Sunday, 15 March 2015

@ Gwangjang Market: Dinner Is Served!

Gwangjang Market is one of Korea's oldest markets. Although I pass by this market most of the time either on my way to Hyewha-dong or to Dongdaemun, I never had the chance to savor the bindaetteok this market is famous for. My binddaetteok usually came from Namdaemun Market as it's closer.

So, when my friend, Sasa's nephew Neil came to Seoul for his research, a chance came up! I invited my other two friends, Joonho and Hyunsung, to join me and Neil at the Gwangjang Market. 

We went there on a cold Thursday night, and were surprised that most restaurants and stalls were full! We couldn't even get a table at a restaurant; we had to wait!

               (A crowded night at the market)

       (Flaglets adorning the ceiling of the market; 
                         no Philippine though)

But after checking other bindaetteok places, we finally got lucky; we got a table on the second floor on one of the more popular restaurants. 

Bindae-tteok, or mung bean pancakes, are like hash browns in texture, and are made by grinding those beans and frying them in round shapes. I saw a Korean ajumma downstairs frying those binddae-tteoks. I wondered how many of these did she actually fry in a day. Must be hundreds! 

We ordered a binddae-tteok and a haemul pajeon, or seafood pancake, which was a mix of seafood, onions and other ingredients held up in a batter and also fried. The haemul pajeon usually needed a sauce dip.

And with bindae-tteok and haemul pajeon as our dinner, we introduced Neil to Korean cuisine at one of the oldest markets in Seoul. But the introductory lesson for Neil didn't stop with these dishes. 

After cleaning up both plates, we went around the market and decided to eat some more! This time, soondae

                (Mung beans being ground)
                         (Haemul pajeon)
                   (Bindaetteok on a plate)
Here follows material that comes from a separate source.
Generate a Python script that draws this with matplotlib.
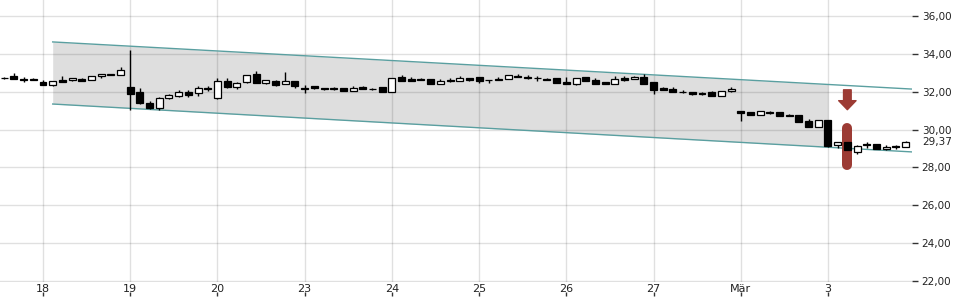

I would usually enjoy soondae in a hot stone pot with rice, but this Korean delicacy is usually enjoyed as street food served in slices on a plate coupled with slices of cooked liver. Yes, liver!  

As if our Korean dinner at Gwangjang Market wasn't interesting enough, the Korean lady at the soondae stall told us she had been working at the market for about 50 years; she was in her 70s. She must know a lot of about the market's history! If only the stall could talk! Ha-ha-ha!

            (Bindaetteok: frying and cooked)
                       (Whole soondae)

       (Soondae slices topped with liver slices)

I have always enjoyed patronizing these markets in Seoul, where their delicacies could match those of pricey restaurants. Their dishes are not only better tasting; they're cheaper!

So, on a cold week night, our dinner of bindaetteok, haemul pajeon and soondae was served at one of Korea's oldest markets! I hope Neil enjoyed his introduction to Korean cuisine... with a piece of Korean history. 

(The Korean lady's soondae stall number; 
                         I plan to visit again)

PS. When in Seoul, Gwangjang Market is a few meters out of Exit 8 of Jongno 5-ga Station (Line 1). Just follow the smell of deep-fried bindae-tteok.